Second, the economic burdens on the peasantry increased steadily throughout this century (with the first major revolt in 1967–8), producing a strong hostility to the cities. Sihanouk’s educational policy, he says, produced a mass of partly educated youth that refused to work in the country and migrated to the city.

Finally, the war broke the social structure, inflicting terrible damage and disorganisation and driving masses of the destitute off the land to the cities. On the other hand, the new Communist Party rulers of 1975 consisted of powerful provincial groups operating in great rivalry with each other; they vested life and death powers in the hands of raw peasant lads. A thousand petty slights, real and imagined, as well as petty thefts, could be inflicted or avenged in the name of the proletariat.

Furthermore, alongside overblown Phnom Penh (the capital) were the empty lands that needed to be cultivated if Cambodia was to be able to export agricultural goods (and so import most other things); it was ‘understandable’ that the urban population should be transferred to productive rural labour, but it was done by inexperienced cadres without training or equipment, and soft city hands were destroyed tilling barely fertile soil.

Parts of the case are plausible even though much of it is special pleading and repeats – as if novel – ancient fragments of the conventional Third World Studies’ case, applicable everywhere.

Vickery says that the Cambodian events were a peasant revolution.

The ‘peasant-revolution’ tag provides him with a defence of non-peasant Vietnam and China. The Khmer regime failed, he concludes, because ‘it turned its back on “Marxist communism” (his unexplained inverted commas) and the economic failure of Democratic Kampuchea confirms the predictions of orthodox Marxism.’
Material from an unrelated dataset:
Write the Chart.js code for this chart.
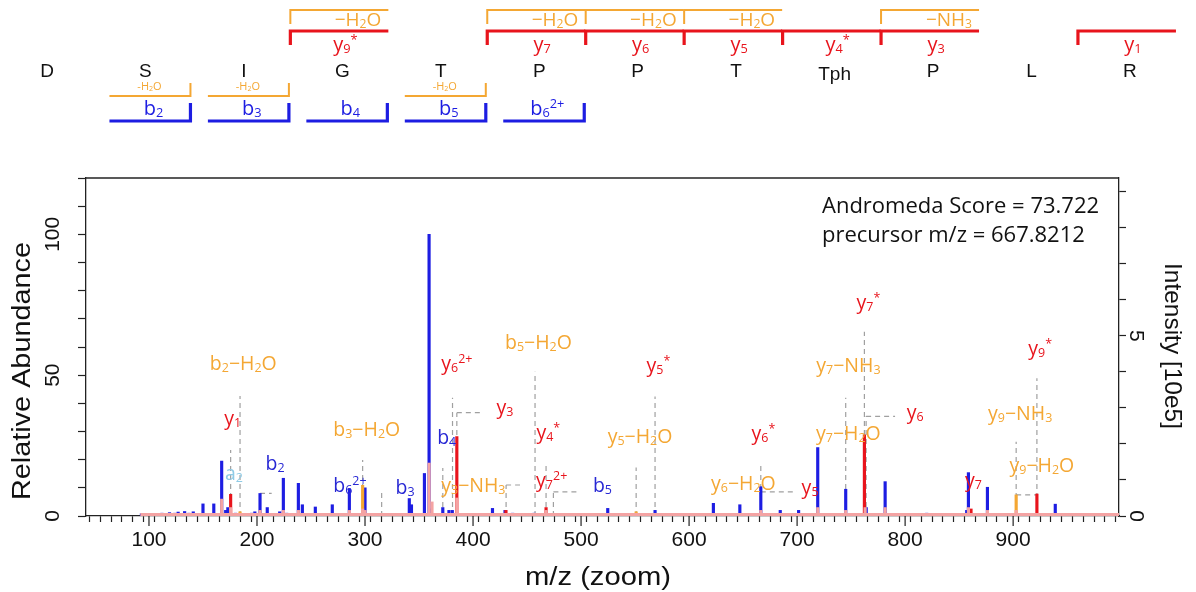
<!DOCTYPE html>
<html>
<head>
<meta charset="utf-8">
<script src="https://cdn.jsdelivr.net/npm/chart.js@4.4.0/dist/chart.umd.min.js"></script>
<style>
  html, body { margin: 0; padding: 0; background: #fff; }
  #wrap { width: 1196px; height: 592px; }
</style>
</head>
<body>
<div id="wrap"><canvas id="spec" width="1196" height="592"></canvas></div>
<script>
// ===============================
// Peptide sequence and fragment coverage
// ===============================
const residues = ["D", "S", "I", "G", "T", "P", "P", "T", "Tph", "P", "L", "R"];
const yStart = [3, 5, 6, 7, 8, 9, 11];
const yNames = ["y_9^*", "y_7", "y_6", "y_5", "y_4^*", "y_3", "y_1"];
const yLoss = ["−H_2O", "−H_2O", "−H_2O", "−H_2O", "", "−NH_3", ""];
const bEnd = [1, 2, 3, 4, 5];
const bNames = ["b_2", "b_3", "b_4", "b_5", "b_6^2+"];
const bLoss = ["-H_2O", "-H_2O", "", "-H_2O", ""];

// ===============================
// Spectrum peaks (m/z, relative abundance %)
// ===============================
const blueMz = [93, 102, 107, 112, 116, 119, 124, 127, 130, 133, 137, 141, 150, 160, 167.3, 171, 173, 180,
  195, 198, 202.8, 209.5, 221, 224.4, 227.5, 238.3, 242, 254, 269.7, 285.5, 300, 341, 343, 355, 359.3, 361,
  372, 377.7, 380.8, 418, 429.6, 436.7, 443, 446, 456.5, 477, 500, 503, 524.7, 568.5, 596, 622.5, 647, 659.6,
  666.4, 684.4, 701.4, 719.1, 745, 764, 781.5, 820, 857, 858.6, 876.2, 939];
const blueRel = [0.8, 0.8, 0.6, 1.0, 0.6, 1.2, 1.0, 1.4, 0.8, 1.6, 1.0, 1.5, 4.3, 4.3, 19.5, 2.0, 3.0, 1.0,
  1.0, 1.5, 8.0, 3.0, 1.5, 13.4, 1.0, 11.6, 4.0, 3.2, 4.0, 9.7, 10.0, 6.2, 4.0, 15.1, 100, 2.5,
  3.0, 2.0, 2.0, 2.7, 2.0, 1.0, 0.8, 0.8, 1.0, 0.8, 0.7, 0.7, 2.7, 2.0, 0.5, 4.5, 4.0, 0.7,
  10.4, 2.0, 2.0, 24.3, 9.5, 3.0, 12.2, 1.0, 2.0, 15.4, 10.2, 4.2];
const redMz = [175.6, 385, 430.5, 467.6, 762.3, 861, 922];
const redRel = [7.7, 28.2, 2.0, 3.0, 28.8, 2.5, 7.8];
const orangeMz = [184.3, 297.8, 551, 902.8];
const orangeRel = [1.5, 10.9, 1.5, 7.5];
const pinkMz = [167.3, 175.6, 202.8, 224.4, 238.3, 285.5, 297.8, 300, 359.3, 362, 385, 467.6, 666.4, 719.1, 745, 763, 781.5, 858.6, 876.2, 902.8];
const pinkRel = [6, 3, 2, 2, 2, 2, 2.5, 2, 18.8, 5, 6.4, 2, 2, 3, 2, 3, 3, 3, 2, 2];
const noiseFrom = 92;

// dashed guide lines
const guideMz = [175.6, 184.3, 297.8, 315.4, 372, 381, 385, 430.6, 457.4, 467.6, 474.4, 551, 568.5, 666.4, 745, 762.3, 763.9, 902.8, 922];
const guideTop = [23.4, 42.6, 19.9, 8.6, 17, 42, 36.7, 11, 51.2, 18.7, 8.6, 17.2, 42.4, 18.1, 42, 65.4, 35.4, 26.4, 48.9];
const hFrom = [202.8, 385, 430.6, 474.4, 666.4, 763.9, 902.8];
const hTo = [213.6, 409.6, 443.5, 497.5, 699.7, 790.7, 922];
const hAt = [8.0, 36.7, 11, 8.6, 8.6, 35.4, 7.5];

// peak labels
const annText = ["b_2−H_2O", "y_1", "a_2", "b_2", "b_3−H_2O", "b_6^2+", "b_3", "b_4", "y_6^2+", "y_3", "y_3−NH_3",
  "b_5−H_2O", "y_4^*", "y_7^2+", "b_5", "y_5−H_2O", "y_5^*", "y_6−H_2O", "y_6^*", "y_5", "y_7−NH_3", "y_7−H_2O",
  "y_7^*", "y_6", "y_7", "y_9^*", "y_9−NH_3", "y_9−H_2O"];
const annKind = ["o", "r", "a", "b", "o", "b", "b", "b", "r", "r", "o", "o", "r", "r", "b", "o", "r", "o", "r", "r", "o", "o", "r", "r", "r", "r", "o", "o"];
const annMz = [187.3, 177.5, 178.7, 216.7, 301.6, 286, 337, 375.6, 385, 429.6, 400.3, 460.5, 469.7, 472.8, 519.8,
  554.6, 571.6, 650.3, 668.8, 712, 747.5, 747.5, 766, 809.3, 863.3, 925, 906.5, 926.6];
const annRel = [54.4, 34.7, 15.2, 18.7, 30.8, 11, 10.4, 28.2, 54.2, 38.6, 11, 61.7, 29.9, 12.8, 11, 28.5, 53.6,
  11.6, 29.4, 10.4, 53.6, 29.4, 76.1, 37, 12.8, 59.5, 36.5, 18.1];

// axes
const mzMin = 41.7, mzMax = 998;
const relMax = 120;
const basePeak = 7.82; // intensity of the 100% peak, 10e5
const xMajor = [100, 200, 300, 400, 500, 600, 700, 800, 900];
const leftLabels = [0, 50, 100];
const rightLabels = [0, 5];
const scoreLines = ["Andromeda Score = 73.722", "precursor m/z = 667.8212"];

// ===============================
// colours / fonts
// ===============================
const BLUE = "#1d1de2", RED = "#e8141c", ORANGE = "#f4a733", PINK = "#f4a3a3", LBLUE = "#8fcbe6";
const labelColor = { o: ORANGE, r: RED, b: "#2727d4", a: LBLUE };
const txtFont = '"Open Sans", "DejaVu Sans", sans-serif';
const axFont = '"Liberation Sans", Arial, sans-serif';

function pts(mz, rel) {
  return mz.map((m, i) => ({ x: m, y: rel[i] }));
}

function guidePoints() {
  const p = [];
  guideMz.forEach((m, i) => {
    p.push({ x: m, y: 0 }, { x: m, y: guideTop[i] }, { x: m, y: null });
  });
  hFrom.forEach((m, i) => {
    p.push({ x: m, y: hAt[i] }, { x: hTo[i], y: hAt[i] }, { x: hTo[i], y: null });
  });
  return p;
}

// ===============================
// text with sub/superscripts: "y_6^2+"
// ===============================
function parseRich(str) {
  const out = [];
  let i = 0;
  while (i < str.length) {
    const c = str[i];
    if (c === "_") {
      out.push({ t: str[i + 1], k: "sub" });
      i += 2;
    } else if (c === "^") {
      let j = i + 1, s = "";
      while (j < str.length && /[0-9+*]/.test(str[j])) { s += str[j]; j++; }
      out.push({ t: s, k: "sup" });
      i = j;
    } else {
      if (out.length && out[out.length - 1].k === "n") out[out.length - 1].t += c;
      else out.push({ t: c, k: "n" });
      i++;
    }
  }
  return out;
}

function drawRich(ctx, str, x, y, size, color, align) {
  const parts = parseRich(str);
  const sz = { n: size, sub: size * 0.64, sup: size * 0.64 };
  const dy = { n: 0, sub: size * 0.1, sup: -size * 0.36 };
  let w = 0;
  parts.forEach((p) => {
    ctx.font = sz[p.k] + "px " + txtFont;
    p.w = ctx.measureText(p.t).width;
    w += p.w;
  });
  let cx = align === "right" ? x - w : align === "left" ? x : x - w / 2;
  ctx.fillStyle = color;
  ctx.textAlign = "left";
  ctx.textBaseline = "alphabetic";
  parts.forEach((p) => {
    ctx.font = sz[p.k] + "px " + txtFont;
    ctx.fillText(p.t, cx, y + size * 0.36 + dy[p.k]);
    cx += p.w;
  });
}

// text stretched to a given length along its direction
function drawFitted(ctx, str, cx, cy, rot, size, len) {
  ctx.save();
  ctx.font = size + "px " + axFont;
  const w = ctx.measureText(str).width;
  ctx.translate(cx, cy);
  ctx.rotate(rot);
  ctx.scale(len / w, 1);
  ctx.textAlign = "center";
  ctx.textBaseline = "middle";
  ctx.fillStyle = "#111";
  ctx.fillText(str, 0, 0);
  ctx.restore();
}

function line(ctx, pts, color, width) {
  ctx.strokeStyle = color;
  ctx.lineWidth = width;
  ctx.beginPath();
  ctx.moveTo(pts[0], pts[1]);
  for (let i = 2; i < pts.length; i += 2) ctx.lineTo(pts[i], pts[i + 1]);
  ctx.stroke();
}

// ===============================
// plugin: sequence header, labels, axis texts
// ===============================
const annotate = {
  id: "annotate",
  afterDraw(chart) {
    const ctx = chart.ctx;
    const a = chart.chartArea;
    const xs = chart.scales.x, ys = chart.scales.y, y2 = chart.scales.y2;
    ctx.save();

    // box top
    line(ctx, [a.left, a.top, a.right, a.top], "#222", 1.3);
    // longer major ticks
    xMajor.forEach((v) => {
      const px = xs.getPixelForValue(v);
      line(ctx, [px, a.bottom, px, a.bottom + 10], "#222", 1.2);
    });

    // sequence
    const seqX0 = 47, seqDx = 98.45;
    const cxOf = (i) => seqX0 + i * seqDx;
    ctx.fillStyle = "#111";
    ctx.font = "19px " + axFont;
    ctx.textAlign = "center";
    ctx.textBaseline = "middle";
    residues.forEach((r, i) => {
      ctx.fillText(r, cxOf(i), r === "Tph" ? 75 : 72);
    });

    yStart.forEach((ri, i) => {
      const cx = cxOf(ri);
      const l = cx - 52, r = cx + 46;
      if (yLoss[i]) {
        line(ctx, [l, 24, l, 10, r, 10], ORANGE, 2);
        drawRich(ctx, yLoss[i], r - 7, 19, 19, ORANGE, "right");
      }
      line(ctx, [l, 45, l, 31, r, 31], RED, 3.2);
      drawRich(ctx, yNames[i], cx + 3, 44, 20, RED, "center");
    });

    bEnd.forEach((ri, i) => {
      const cx = cxOf(ri);
      const l = cx - 36, r = cx + 45;
      if (bLoss[i]) {
        line(ctx, [l, 96, r, 96, r, 83], ORANGE, 2);
        drawRich(ctx, bLoss[i], cx + 4, 86, 11, ORANGE, "center");
      }
      line(ctx, [l, 121, r, 121, r, 103], BLUE, 3.2);
      drawRich(ctx, bNames[i], cx + 8, 108, 20, BLUE, "center");
    });

    // peak labels
    annText.forEach((t, i) => {
      drawRich(ctx, t, xs.getPixelForValue(annMz[i]), ys.getPixelForValue(annRel[i]), 19.5, labelColor[annKind[i]], "center");
    });

    // score box text
    ctx.fillStyle = "#111";
    ctx.font = "22px " + txtFont;
    ctx.textAlign = "left";
    ctx.textBaseline = "middle";
    scoreLines.forEach((s, i) => ctx.fillText(s, 822, 207 + i * 29));

    // rotated axis numbers
    ctx.font = "21px " + axFont;
    ctx.textAlign = "center";
    ctx.textBaseline = "middle";
    leftLabels.forEach((v) => {
      ctx.save();
      ctx.translate(53, ys.getPixelForValue(v));
      ctx.rotate(-Math.PI / 2);
      ctx.fillText(String(v), 0, 0);
      ctx.restore();
    });
    rightLabels.forEach((v) => {
      ctx.save();
      ctx.translate(1136, y2.getPixelForValue(v));
      ctx.rotate(Math.PI / 2);
      ctx.fillText(String(v), 0, 0);
      ctx.restore();
    });

    // axis titles
    drawFitted(ctx, "Relative Abundance", 23, 371, -Math.PI / 2, 25, 258);
    drawFitted(ctx, "Intensity [10e5]", 1172, 346, Math.PI / 2, 24, 166);
    drawFitted(ctx, "m/z (zoom)", 598, 578, 0, 25, 146);

    ctx.restore();
  },
};

const barCommon = { barThickness: 2.5, grouped: false, borderWidth: 0 };

new Chart(document.getElementById("spec"), {
  type: "bar",
  data: {
    datasets: [
      { type: "line", data: guidePoints(), borderColor: "#a0a0a0", borderWidth: 1.2, borderDash: [5, 4],
        pointRadius: 0, spanGaps: false, order: 5 },
      Object.assign({ data: pts(blueMz, blueRel), backgroundColor: BLUE, order: 4 }, barCommon),
      Object.assign({ data: pts(redMz, redRel), backgroundColor: RED, order: 3 }, barCommon),
      Object.assign({ data: pts(orangeMz, orangeRel), backgroundColor: ORANGE, order: 3 }, barCommon),
      Object.assign({ data: pts(pinkMz, pinkRel), backgroundColor: PINK, order: 2 }, barCommon),
      { type: "line", data: [{ x: noiseFrom, y: 0.5 }, { x: mzMax, y: 0.5 }], borderColor: PINK, borderWidth: 3,
        pointRadius: 0, order: 1 },
    ],
  },
  options: {
    responsive: false,
    animation: false,
    events: [],
    layout: { padding: { top: 178, left: 0, right: 0, bottom: 0 } },
    plugins: { legend: { display: false }, tooltip: { enabled: false } },
    scales: {
      x: {
        type: "linear",
        min: mzMin,
        max: mzMax,
        offset: false,
        afterBuildTicks: (s) => {
          const t = [];
          for (let v = 50; v <= 990; v += 10) t.push({ value: v });
          s.ticks = t;
        },
        afterFit: (s) => { s.height = 76; },
        grid: { drawOnChartArea: false, tickLength: 6, color: "#222", tickWidth: 1.2 },
        border: { color: "#222", width: 1.3 },
        ticks: {
          autoSkip: false, maxRotation: 0, padding: 6, color: "#111",
          font: { family: axFont, size: 21 },
          callback: (v) => (xMajor.includes(v) ? String(v) : ""),
        },
      },
      y: {
        position: "left",
        min: 0,
        max: relMax,
        afterFit: (s) => { s.width = 86; },
        ticks: { display: false, stepSize: 10 },
        grid: { drawOnChartArea: false, tickLength: 8, color: "#222", tickWidth: 1.2 },
        border: { color: "#222", width: 1.3 },
      },
      y2: {
        position: "right",
        min: 0,
        max: (relMax * basePeak) / 100,
        afterBuildTicks: (s) => {
          s.ticks = s.ticks.filter((t) => Number.isInteger(t.value));
        },
        afterFit: (s) => { s.width = 77; },
        ticks: { display: false, stepSize: 1 },
        grid: { drawOnChartArea: false, tickLength: 7, color: "#222", tickWidth: 1.2 },
        border: { color: "#222", width: 1.3 },
      },
    },
  },
  plugins: [annotate],
});
</script>
</body>
</html>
No it doesn’t. Vickery is too weak on Marxism to draw any such conclusion. Nonetheless, this is the beginning of an attempt to penetrate the western fantasy to the real and complex, albeit savage, heart of darkness. It is very long (349 pages), and reading it occasions wonder at the contrast between the author’s meticulous industry and the paucity of his theory. But that was the same with most of the opponents of the Vietnam war. Many of them thought the war was about Vietnam itself and the regimes of north and south. When the north took the south, they had time to be disillusioned. In the spring of 1968, International Socialism (Neither Washington nor Moscow – but Vietnam?, IS 32) put it this way:

‘There is no contradiction between support [for the National Liberation Front (NLF)] and realistic appraisal. We must oppose the terrorism of US intervention in Vietnam, and we must defend unconditionally the right of the Vietnamese to be left free of outside intervention – to do so, in the circumstances, is to offer unconditional support to the NLF. But Ho Chi Minh is not thereby some genial uncle nor the NLF merely the Vietnamese YWCA ... when the issue of American power is settled, we know what kind of regime and politics the NLF will then choose – and be forced to choose by the logic of their situation. But that is, for the moment, another fight.’